The Royal Commission decided to join in and offer people the opportunity to get a more in-depth look at one of its online projects. Britain from Above is an online resource, made possible by the partnership of RCAHMW, RCAHM Scotland (RCAHMS) and English Heritage and is currently conserving, digitising and displaying images from the Aerofilms collection. The partnership, using money from the Heritage Lottery Fund bought the entire archive of Aerofilms Ltd, an aerial photography company that had been in operation from 1919 to 2006, and is currently working to preserve the very earliest part of the collection, 1919-1953.

The pictures have been conserved at the archive of English Heritage and their digitised forms are beginning to be made available online. So far the Britain from Above website has over 16,000 images, but by the end of the project, in 2014, all 95,000 images in this part of the collection will be able to be viewed by everyone free of charge.

The Britain From Above website successfully accessed.

Britain from Above is not just for looking at spectacular pictures though, the website is entirely interactive and all users are encouraged to take part, by commenting on images, identifying unlocated images and sharing any local knowledge and reminiscences.

The session on Friday was a taster of just how much the website has to offer. Beginning with a presentation about the project there was a detailed slide show, giving a step-by-step guide to how to use the website and get the most from it. All the features were demonstrated and discussed; showing just how much can be done on the site.

Ten people from the local community came along and joined in; each were given a pack of information about the website and the Royal Commission, including a copy of the step-by-step guide. Armed with a range of computers, from a library desktop to laptops and even an iPad, everyone launched into an exploration of the site. They were all impressed with the range of photographs available so far, especially some of the images of Aberystwyth hosted on the site, and particularly one of the National Library of Wales in 1932, long before it was surrounded by university buildings, this provoked a lively discussion. Visitors commented on how easy the site was to navigate and some people managed to find their home towns the way they had remembered them years previously. Keen to join in, the group made profiles, which enabled them to start accessing all the features  of the site, such as joining groups, commenting and deciding to ‘love’ images - the direct way to draw attention to your favourite image as it becomes part of the homepage show reel for a while!

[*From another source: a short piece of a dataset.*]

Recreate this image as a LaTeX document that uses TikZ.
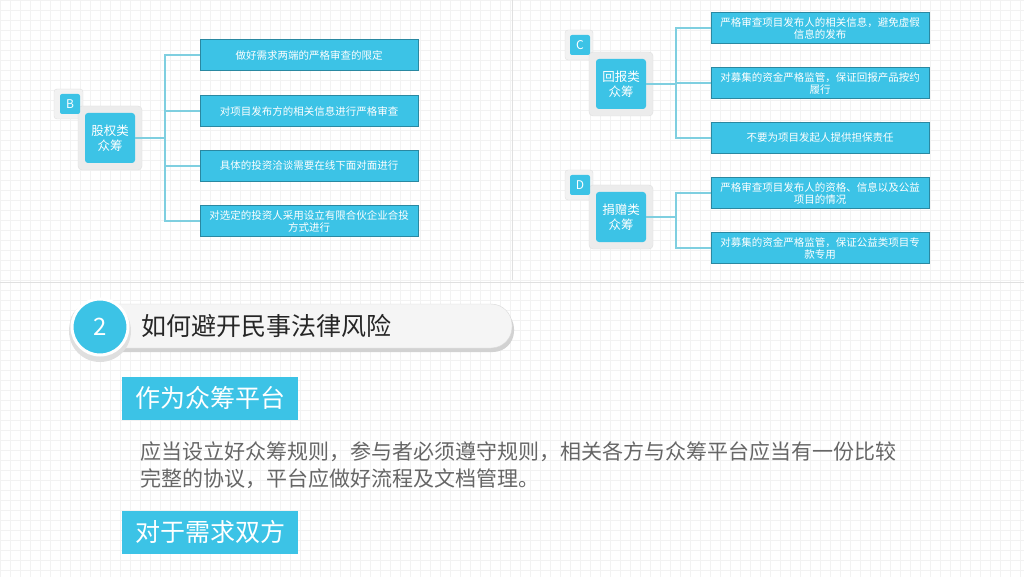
\documentclass[tikz,border=0pt]{standalone}
\usepackage{fontspec}
\setmainfont{Noto Sans CJK SC}
\usetikzlibrary{positioning}
\definecolor{cyanbox}{HTML}{3CC3E6}
\definecolor{linec}{HTML}{7FCFE0}
\tikzset{
  itembox/.style={fill=cyanbox,draw=cyanbox!70!black,line width=0.6pt,text=white,minimum width=218pt,minimum height=31pt,align=center,font=\fontsize{10.5}{12}\selectfont,inner sep=1pt},
  catbox/.style={fill=cyanbox,rounded corners=3pt,text=white,minimum width=50pt,minimum height=50pt,align=center,font=\fontsize{12.5}{15}\selectfont},
  badge/.style={fill=cyanbox,rounded corners=2pt,text=white,minimum width=20pt,minimum height=20pt,font=\fontsize{12}{12}\selectfont},
  conn/.style={linec,line width=1.2pt},
  headbox/.style={fill=cyanbox,text=white,minimum width=176pt,minimum height=43pt,font=\fontsize{25}{25}\selectfont}
}
\begin{document}
\begin{tikzpicture}[x=1pt,y=-1pt]
\useasboundingbox (0,0) rectangle (1024,577);
\fill[white] (0,0) rectangle (1024,577);
% grid
\draw[black!5,line width=0.3pt] (0,0) grid[step=10pt] (1024,577);
\draw[black!12,line width=0.8pt] (512,0) -- (512,280);
\draw[black!12,line width=0.8pt] (0,282) -- (1024,282);
% B block
\fill[gray!10,draw=gray!25,rounded corners=3pt] (54,89) rectangle (83,119);
\fill[gray!15,draw=gray!25,rounded corners=4pt] (78,106) rectangle (142,170);
\node[catbox] (B) at (110,138) {股权类\\众筹};
\node[badge] (Bb) at (70,104) {B};
\node[itembox] (b1) at (309,55) {做好需求两端的严格审查的限定};
\node[itembox] (b2) at (309,111) {对项目发布方的相关信息进行严格审查};
\node[itembox] (b3) at (309,166) {具体的投资洽谈需要在线下面对面进行};
\node[itembox] (b4) at (309,221) {对选定的投资人采用设立有限合伙企业合投\\方式进行};
\coordinate (bj) at (165,138);
\draw[conn] (B.east) -- (bj);
\foreach \n in {b1,b2,b3,b4} \draw[conn] (bj) |- (\n.west);
% C block
\fill[gray!10,draw=gray!25,rounded corners=3pt] (565,30) rectangle (593,60);
\fill[gray!15,draw=gray!25,rounded corners=4pt] (589,52) rectangle (653,116);
\node[catbox] (C) at (621,84) {回报类\\众筹};
\node[badge] (Cb) at (580,45) {C};
\node[itembox] (c1) at (820,28) {严格审查项目发布人的相关信息，避免虚假\\信息的发布};
\node[itembox] (c2) at (820,83) {对募集的资金严格监管，保证回报产品按约\\履行};
\node[itembox] (c3) at (820,138) {不要为项目发起人提供担保责任};
\coordinate (cj) at (676,84);
\draw[conn] (C.east) -- (cj);
\foreach \n in {c1,c2,c3} \draw[conn] (cj) |- (\n.west);
% D block
\fill[gray!10,draw=gray!25,rounded corners=3pt] (565,170) rectangle (593,200);
\fill[gray!15,draw=gray!25,rounded corners=4pt] (589,185) rectangle (653,249);
\node[catbox] (D) at (621,217) {捐赠类\\众筹};
\node[badge] (Db) at (580,185) {D};
\node[itembox] (d1) at (820,193) {严格审查项目发布人的资格、信息以及公益\\项目的情况};
\node[itembox] (d2) at (820,248) {对募集的资金严格监管，保证公益类项目专\\款专用};
\coordinate (dj) at (676,217);
\draw[conn] (D.east) -- (dj);
\foreach \n in {d1,d2} \draw[conn] (dj) |- (\n.west);
% banner
\fill[gray!35,rounded corners=21pt] (72,308) rectangle (514,352);
\fill[gray!8,draw=gray!30,rounded corners=21pt] (70,304) rectangle (512,348);
\fill[gray!25] (100,331) circle (31);
\node[circle,fill=cyanbox,draw=white,line width=3pt,minimum size=56pt,text=white,font=\fontsize{24}{24}\selectfont] (num) at (100,327) {2};
\node[anchor=west,font=\fontsize{25}{25}\selectfont,text=black!85] (title) at (138,326) {如何避开民事法律风险};
% sections
\node[headbox] (h1) at (210,398) {作为众筹平台};
\node[anchor=north west,text width=850pt,font=\fontsize{21}{27}\selectfont,text=black!60,inner sep=0pt] (body) at (140,441) {应当设立好众筹规则，参与者必须遵守规则，相关各方与众筹平台应当有一份比较\\完整的协议，平台应做好流程及文档管理。};
\node[headbox] (h2) at (210,532) {对于需求双方};
\end{tikzpicture}
\end{document}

Once visitors were satisfied they had got to grips with the website they were excited to show it off at home or in a library with other friends,  it was decided everyone had certainly earned their free tea and biscuits!

Discussions in the coffee room were full of what they wanted to find next and who they wanted to show the website off to first. Everyone agreed that it had been a very helpful session to get them acquainted with Britain from Above and they were  all certainly looking forward to exploring more heritage websites in the future.